Coal

European Pumped Storage Plants Are in Crisis

A number of baseload generators across Europe have decried the fall in average European wholesale power prices, which some peg to additions of subsidized low-marginal-cost renewable generation to an already oversupplied market, a decline in coal and gas prices, and a general dip in power demand. But coal, gas, and nuclear generators aren’t the only ones feeling a financial pinch.

In June, Vattenfall, a large European generator owned by the Swedish government, announced a comprehensive restructuring program aimed at returning its pumped storage hydropower fleet in Germany back to profitability. The measure comes just months after Swiss generator Axpo booked a sizable $558 million impairment on a 1,450-MW pumped storage facility launched in January 2016.

Vattenfall’s restructuring program, which is expected to be implemented by the end of 2019, would mean only 2,500 MW of its currently operational 2,800-MW hydro fleet in Germany would be kept online through plant operation optimization and putting single plants in so-called “transitional operation mode.” That essentially entails keeping the plant in an operable state, “though they may not always be ready for operation,” Vattenfall said. So far, the company’s 40-MW Niederwartha plant in Saxony is already in transitional operational mode, and it will soon be joined by the 120-MW Geesthacht plant in Schleswig-Holstein. Vattenfall also plans to reduce its pumped hydro workforce of 420 full-time employees by 60%.

Vattenfall, which said it has invested $67 million modernizing and upgrading its German pumped storage plants to ready them for Germany’s energy transition, noted that pumped storage plants are currently “the only large-scale generation facilities with storage capacity for excess electricity from renewable energy sources.” It said pumped storage is important because the plants “serve as a guarantee for the electricity network stability and are also one of few generation systems that are capable of a ‘black start.’ ”

However, the company said, price development on the German electricity market and the regulatory framework for existing storage facilities has put the country’s pumped storage facilities under “considerable economic pressure for years.” Torbjörn Wahlborg, head of business area generation at Vattenfall, said the restructuring program is the “only realistic chance to keep most of our German pumped storage plants in long-term operation.”

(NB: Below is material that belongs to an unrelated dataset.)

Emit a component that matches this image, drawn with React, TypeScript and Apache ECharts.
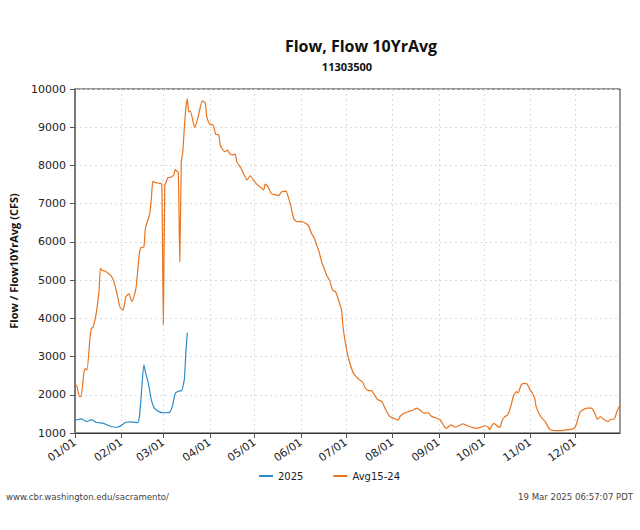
import React, { useEffect, useRef } from "react";
import * as echarts from "echarts";

const MONTH_DAYS = [31, 28, 31, 30, 31, 30, 31, 31, 30, 31, 30, 31];
const dayLabels: string[] = [];
MONTH_DAYS.forEach((n, m) => {
  for (let d = 1; d <= n; d++) {
    dayLabels.push(String(m + 1).padStart(2, "0") + "/" + String(d).padStart(2, "0"));
  }
});

const yTicks = { min: 1000, max: 10000, interval: 1000 };

// [day index, flow]
const flow2025: [number, number][] = [
  [0, 1330], [4, 1370], [8, 1300], [11, 1350], [14, 1280], [19, 1250], [24, 1170],
  [28, 1150], [31, 1200], [34, 1280], [37, 1290], [42, 1270], [43, 1420], [44, 1850],
  [46, 2780], [47, 2600], [49, 2300], [51, 1860], [53, 1650], [56, 1560], [59, 1530],
  [63, 1540], [65, 1690], [67, 2040], [70, 2100], [71, 2100], [73, 2400], [74, 3080],
  [75, 3630],
];

const avg15_24: [number, number][] = [
  [0, 2210], [1, 2250], [3, 1950], [4, 1950], [6, 2600], [7, 2690], [8, 2650], [10, 3480],
  [11, 3740], [12, 3760], [14, 4090], [16, 4700], [17, 5310], [18, 5260], [20, 5240],
  [22, 5180], [24, 5120], [26, 4960], [28, 4650], [30, 4300], [32, 4220], [33, 4350],
  [34, 4570], [36, 4640], [38, 4440], [40, 4660], [41, 4870], [43, 5700], [44, 5850],
  [46, 5870], [47, 6350], [50, 6750], [51, 7140], [52, 7590], [53, 7560], [55, 7540],
  [57, 7530], [58, 7500], [59, 3840], [60, 7490], [61, 7570], [62, 7680], [64, 7690],
  [66, 7750], [67, 7900], [68, 7850], [69, 7820], [70, 5480], [71, 8100], [72, 8360],
  [73, 8970], [74, 9490], [75, 9740], [76, 9400], [77, 9420], [80, 8990], [82, 9230],
  [83, 9400], [85, 9690], [87, 9630], [88, 9280], [90, 9080], [92, 9060], [93, 8970],
  [94, 8810], [96, 8800], [97, 8530], [100, 8360], [102, 8400], [103, 8320], [105, 8270],
  [107, 8300], [108, 8100], [111, 7920], [113, 7750], [115, 7620], [117, 7730], [120, 7570],
  [122, 7490], [124, 7430], [126, 7360], [127, 7510], [129, 7440], [131, 7270], [134, 7230],
  [136, 7210], [138, 7310], [141, 7330], [142, 7230], [144, 6960], [146, 6620], [148, 6530],
  [151, 6530], [154, 6490], [156, 6420], [158, 6220], [160, 6090], [161, 5960], [163, 5740],
  [165, 5440], [166, 5350], [168, 5130], [170, 5000], [172, 4740], [174, 4700], [176, 4480],
  [178, 4220], [179, 3780], [181, 3260], [183, 2910], [186, 2560], [190, 2390], [192, 2340],
  [194, 2170], [196, 2110], [198, 2110], [200, 2000], [202, 1880], [205, 1820], [207, 1650],
  [210, 1440], [213, 1380], [216, 1340], [217, 1430], [220, 1520], [224, 1580], [226, 1600],
  [228, 1650], [231, 1580], [233, 1520], [236, 1530], [238, 1440], [242, 1380], [244, 1340],
  [246, 1210], [248, 1120], [251, 1210], [254, 1150], [256, 1180], [259, 1240], [262, 1190],
  [265, 1150], [268, 1120], [271, 1150], [274, 1190], [276, 1150], [277, 1080], [278, 1170],
  [280, 1250], [282, 1180], [284, 1150], [285, 1300], [287, 1430], [289, 1470], [291, 1690],
  [293, 1990], [295, 2080], [296, 2050], [298, 2260], [300, 2300], [302, 2280], [304, 2120],
  [305, 2080], [307, 1910], [308, 1690], [311, 1430], [314, 1300], [317, 1100], [320, 1060],
  [324, 1060], [328, 1080], [332, 1100], [334, 1150], [335, 1250], [337, 1520], [339, 1600],
  [342, 1650], [345, 1650], [347, 1530], [349, 1360], [351, 1430], [353, 1360], [356, 1300],
  [358, 1360], [360, 1360], [362, 1560], [364, 1730],
];

const seriesNames = ["2025", "Avg15-24"];
const colors = ["#2b8bc8", "#e8731f"];

const TICK_FONT = "'DejaVu Sans', sans-serif";
const BOLD_FONT = "'Open Sans', 'DejaVu Sans', sans-serif";
const FOOT_FONT = "9.5px 'DejaVu Sans Condensed', 'DejaVu Sans', sans-serif";

export default function App() {
  const ref = useRef<HTMLDivElement>(null);
  useEffect(() => {
    if (!ref.current) return;
    const chart = echarts.init(ref.current, undefined, { renderer: "svg" });
    const isMonthStart = (_i: number, v: string) => v.endsWith("/01");
    chart.setOption({
      animation: false,
      backgroundColor: "#ffffff",
      color: colors,
      grid: {
        left: 74,
        right: 20,
        top: 89,
        bottom: 97,
        show: true,
        borderColor: "#333",
        borderWidth: 1,
        containLabel: false,
      },
      graphic: [
        {
          type: "text",
          x: 361,
          y: 46,
          style: {
            text: "Flow, Flow 10YrAvg",
            font: "bold 16px " + BOLD_FONT,
            fill: "#111",
            textAlign: "center",
            textVerticalAlign: "middle",
          },
        },
        {
          type: "text",
          x: 347,
          y: 66,
          style: {
            text: "11303500",
            font: "bold 11px " + BOLD_FONT,
            fill: "#111",
            textAlign: "center",
            textVerticalAlign: "middle",
          },
        },
        {
          type: "text",
          x: 6,
          y: 496,
          style: {
            text: "www.cbr.washington.edu/sacramento/",
            font: FOOT_FONT,
            fill: "#444",
            textAlign: "left",
            textVerticalAlign: "middle",
          },
        },
        {
          type: "text",
          x: 633,
          y: 496,
          style: {
            text: "19 Mar 2025 06:57:07 PDT",
            font: FOOT_FONT,
            fill: "#444",
            textAlign: "right",
            textVerticalAlign: "middle",
          },
        },
      ],
      legend: {
        data: seriesNames,
        left: 254,
        top: 466,
        icon: "rect",
        itemWidth: 14,
        itemHeight: 2,
        itemGap: 30,
        textStyle: { fontFamily: TICK_FONT, fontSize: 10, color: "#222" },
      },
      xAxis: {
        type: "category",
        data: dayLabels,
        boundaryGap: false,
        axisLine: { show: true, lineStyle: { color: "#333", width: 1 } },
        axisTick: { show: true, interval: isMonthStart, length: 5, lineStyle: { color: "#555" } },
        axisLabel: {
          interval: isMonthStart,
          rotate: 35,
          fontFamily: TICK_FONT,
          fontSize: 11,
          color: "#222",
          margin: 8,
        },
        splitLine: {
          show: true,
          interval: isMonthStart,
          lineStyle: { color: "#dcdcdc", type: [2, 3], width: 1 },
        },
      },
      yAxis: {
        type: "value",
        min: yTicks.min,
        max: yTicks.max,
        interval: yTicks.interval,
        name: "Flow / Flow10YrAvg (CFS)",
        nameLocation: "middle",
        nameGap: 56,
        nameTextStyle: { fontFamily: BOLD_FONT, fontWeight: "bold", fontSize: 11, color: "#111" },
        axisLine: { show: true, lineStyle: { color: "#777", width: 2 } },
        axisTick: { show: true, length: 5, lineStyle: { color: "#555" } },
        axisLabel: {
          fontFamily: TICK_FONT,
          fontSize: 11,
          color: "#222",
          margin: 9,
          formatter: (v: number) => String(v),
        },
        splitLine: { show: true, lineStyle: { color: "#dcdcdc", type: [2, 3], width: 1 } },
      },
      series: [
        {
          name: seriesNames[0],
          type: "line",
          data: flow2025,
          showSymbol: false,
          smooth: 0.2,
          lineStyle: { width: 1.2, color: colors[0] },
          z: 3,
        },
        {
          name: seriesNames[1],
          type: "line",
          data: avg15_24,
          showSymbol: false,
          smooth: 0.2,
          lineStyle: { width: 1.2, color: colors[1] },
          z: 2,
        },
      ],
    });
    return () => chart.dispose();
  }, []);
  return (
    <div
      ref={ref}
      style={{ position: "absolute", left: 0, top: 0, width: 640, height: 530 }}
    />
  );
}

Vattenfall’s struggles came to light nearly six months after Axpo, which is owned by the Swiss government, reported steep losses for a second year in a row, owing to profitability worries at its Limmern pumped-storage plant (Figure 1)—expanded last year to add 1,000 MW to an existing 450-MW plant—which is hidden above the Swiss Alpine town of Linthal.

Figure 3-LL-Limmernsee
1. Tears of a mountain. Swiss utility Axpo’s 1,450-MW Limmern pumped storage plant, completed in January 2016, generates and stores power by shifting water between two mountain lakes: Lake Mutt, which sits at 8,100 feet above sea level, and Lake Limmern, 2,000 feet below it. The plant uses four GE pump-turbines using variable-speed motor generators. According to GE, to get to the plant, workers use a cable car to traverse the first 3,280 feet in elevation, at least, or ride an underground funicular, which is essentially a subway line several miles long, running from the bottom of the mountain to the power plant. Courtesy: Alpiq Burkhalter Technik AG

According to Axpo, profitability of the Limmern plant depends on the difference in prices for baseload power and peak power. “This margin is not enough to guarantee the profitable operation of the plant, and Axpo does not expect the situation to change in the medium term,” it said. “Even though this power plant is immensely important for the security of supply in Switzerland, it cannot be operated profitably in the coming years.”

One way that Limmern’s profitability could improve in the future is if more variable power is added to the grid, and Axpo is banking on it. “Balancing energy is the trump card of the new Limmern pumped-storage power plant with its state-of-the-art and flexible pump turbines,” it said.